# Task requirements:
Make an exact copy of the data below, leaving out every picture.

------ Data lines

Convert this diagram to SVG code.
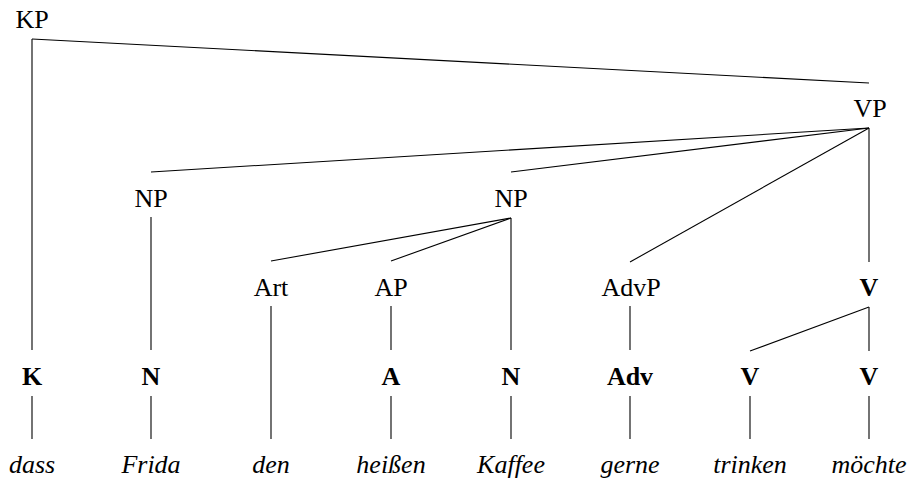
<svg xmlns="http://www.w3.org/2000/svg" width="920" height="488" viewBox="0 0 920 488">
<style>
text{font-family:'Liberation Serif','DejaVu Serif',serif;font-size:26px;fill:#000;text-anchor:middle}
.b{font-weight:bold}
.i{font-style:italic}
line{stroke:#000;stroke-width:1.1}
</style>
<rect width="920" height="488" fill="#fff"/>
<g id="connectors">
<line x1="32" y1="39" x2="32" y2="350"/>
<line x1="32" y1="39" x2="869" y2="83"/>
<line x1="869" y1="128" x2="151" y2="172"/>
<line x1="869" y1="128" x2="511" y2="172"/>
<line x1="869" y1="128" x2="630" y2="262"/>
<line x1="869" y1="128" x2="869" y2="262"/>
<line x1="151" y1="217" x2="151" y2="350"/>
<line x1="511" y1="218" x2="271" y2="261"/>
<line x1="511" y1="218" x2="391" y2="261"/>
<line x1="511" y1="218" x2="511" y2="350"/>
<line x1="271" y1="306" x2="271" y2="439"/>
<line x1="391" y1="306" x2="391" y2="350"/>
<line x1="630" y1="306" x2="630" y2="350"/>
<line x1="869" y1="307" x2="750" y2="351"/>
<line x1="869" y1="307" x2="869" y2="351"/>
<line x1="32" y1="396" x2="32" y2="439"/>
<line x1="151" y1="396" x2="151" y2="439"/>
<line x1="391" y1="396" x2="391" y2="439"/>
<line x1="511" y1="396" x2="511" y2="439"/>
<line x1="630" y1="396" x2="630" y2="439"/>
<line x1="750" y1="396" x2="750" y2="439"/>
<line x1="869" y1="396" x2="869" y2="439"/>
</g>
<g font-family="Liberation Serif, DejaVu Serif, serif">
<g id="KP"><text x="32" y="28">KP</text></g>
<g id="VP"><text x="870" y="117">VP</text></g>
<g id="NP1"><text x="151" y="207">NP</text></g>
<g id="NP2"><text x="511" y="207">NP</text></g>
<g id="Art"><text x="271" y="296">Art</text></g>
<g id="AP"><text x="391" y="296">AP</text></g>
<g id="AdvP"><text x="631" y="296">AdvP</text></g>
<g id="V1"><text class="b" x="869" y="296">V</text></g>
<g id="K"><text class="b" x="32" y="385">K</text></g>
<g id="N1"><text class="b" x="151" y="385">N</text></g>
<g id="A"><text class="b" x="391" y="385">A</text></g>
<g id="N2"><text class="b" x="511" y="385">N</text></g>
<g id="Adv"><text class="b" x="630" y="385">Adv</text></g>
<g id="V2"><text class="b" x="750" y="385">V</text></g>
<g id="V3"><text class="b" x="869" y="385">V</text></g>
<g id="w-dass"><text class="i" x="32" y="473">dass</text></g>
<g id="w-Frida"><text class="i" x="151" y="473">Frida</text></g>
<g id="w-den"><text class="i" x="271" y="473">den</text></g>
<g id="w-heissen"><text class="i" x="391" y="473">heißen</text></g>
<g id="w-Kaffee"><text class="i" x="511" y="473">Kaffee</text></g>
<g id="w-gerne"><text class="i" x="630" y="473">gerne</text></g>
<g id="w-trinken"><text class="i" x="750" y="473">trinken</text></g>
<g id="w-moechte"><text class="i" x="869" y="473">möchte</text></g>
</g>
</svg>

------------

# Exercise solution:
Convert this diagram to SVG code.
<svg xmlns="http://www.w3.org/2000/svg" width="920" height="488" viewBox="0 0 920 488">
<style>
text{font-family:'Liberation Serif','DejaVu Serif',serif;font-size:26px;fill:#000;text-anchor:middle}
.b{font-weight:bold}
.i{font-style:italic}
line{stroke:#000;stroke-width:1.1}
</style>
<rect width="920" height="488" fill="#fff"/>
<g id="connectors">
<line x1="32" y1="39" x2="32" y2="350"/>
<line x1="32" y1="39" x2="869" y2="83"/>
<line x1="869" y1="128" x2="151" y2="172"/>
<line x1="869" y1="128" x2="511" y2="172"/>
<line x1="869" y1="128" x2="630" y2="262"/>
<line x1="869" y1="128" x2="869" y2="262"/>
<line x1="151" y1="217" x2="151" y2="350"/>
<line x1="511" y1="218" x2="271" y2="261"/>
<line x1="511" y1="218" x2="391" y2="261"/>
<line x1="511" y1="218" x2="511" y2="350"/>
<line x1="271" y1="306" x2="271" y2="439"/>
<line x1="391" y1="306" x2="391" y2="350"/>
<line x1="630" y1="306" x2="630" y2="350"/>
<line x1="869" y1="307" x2="750" y2="351"/>
<line x1="869" y1="307" x2="869" y2="351"/>
<line x1="32" y1="396" x2="32" y2="439"/>
<line x1="151" y1="396" x2="151" y2="439"/>
<line x1="391" y1="396" x2="391" y2="439"/>
<line x1="511" y1="396" x2="511" y2="439"/>
<line x1="630" y1="396" x2="630" y2="439"/>
<line x1="750" y1="396" x2="750" y2="439"/>
<line x1="869" y1="396" x2="869" y2="439"/>
</g>
<g font-family="Liberation Serif, DejaVu Serif, serif">
<g id="KP"><text x="32" y="28">KP</text></g>
<g id="VP"><text x="870" y="117">VP</text></g>
<g id="NP1"><text x="151" y="207">NP</text></g>
<g id="NP2"><text x="511" y="207">NP</text></g>
<g id="Art"><text x="271" y="296">Art</text></g>
<g id="AP"><text x="391" y="296">AP</text></g>
<g id="AdvP"><text x="631" y="296">AdvP</text></g>
<g id="V1"><text class="b" x="869" y="296">V</text></g>
<g id="K"><text class="b" x="32" y="385">K</text></g>
<g id="N1"><text class="b" x="151" y="385">N</text></g>
<g id="A"><text class="b" x="391" y="385">A</text></g>
<g id="N2"><text class="b" x="511" y="385">N</text></g>
<g id="Adv"><text class="b" x="630" y="385">Adv</text></g>
<g id="V2"><text class="b" x="750" y="385">V</text></g>
<g id="V3"><text class="b" x="869" y="385">V</text></g>
<g id="w-dass"><text class="i" x="32" y="473">dass</text></g>
<g id="w-Frida"><text class="i" x="151" y="473">Frida</text></g>
<g id="w-den"><text class="i" x="271" y="473">den</text></g>
<g id="w-heissen"><text class="i" x="391" y="473">heißen</text></g>
<g id="w-Kaffee"><text class="i" x="511" y="473">Kaffee</text></g>
<g id="w-gerne"><text class="i" x="630" y="473">gerne</text></g>
<g id="w-trinken"><text class="i" x="750" y="473">trinken</text></g>
<g id="w-moechte"><text class="i" x="869" y="473">möchte</text></g>
</g>
</svg>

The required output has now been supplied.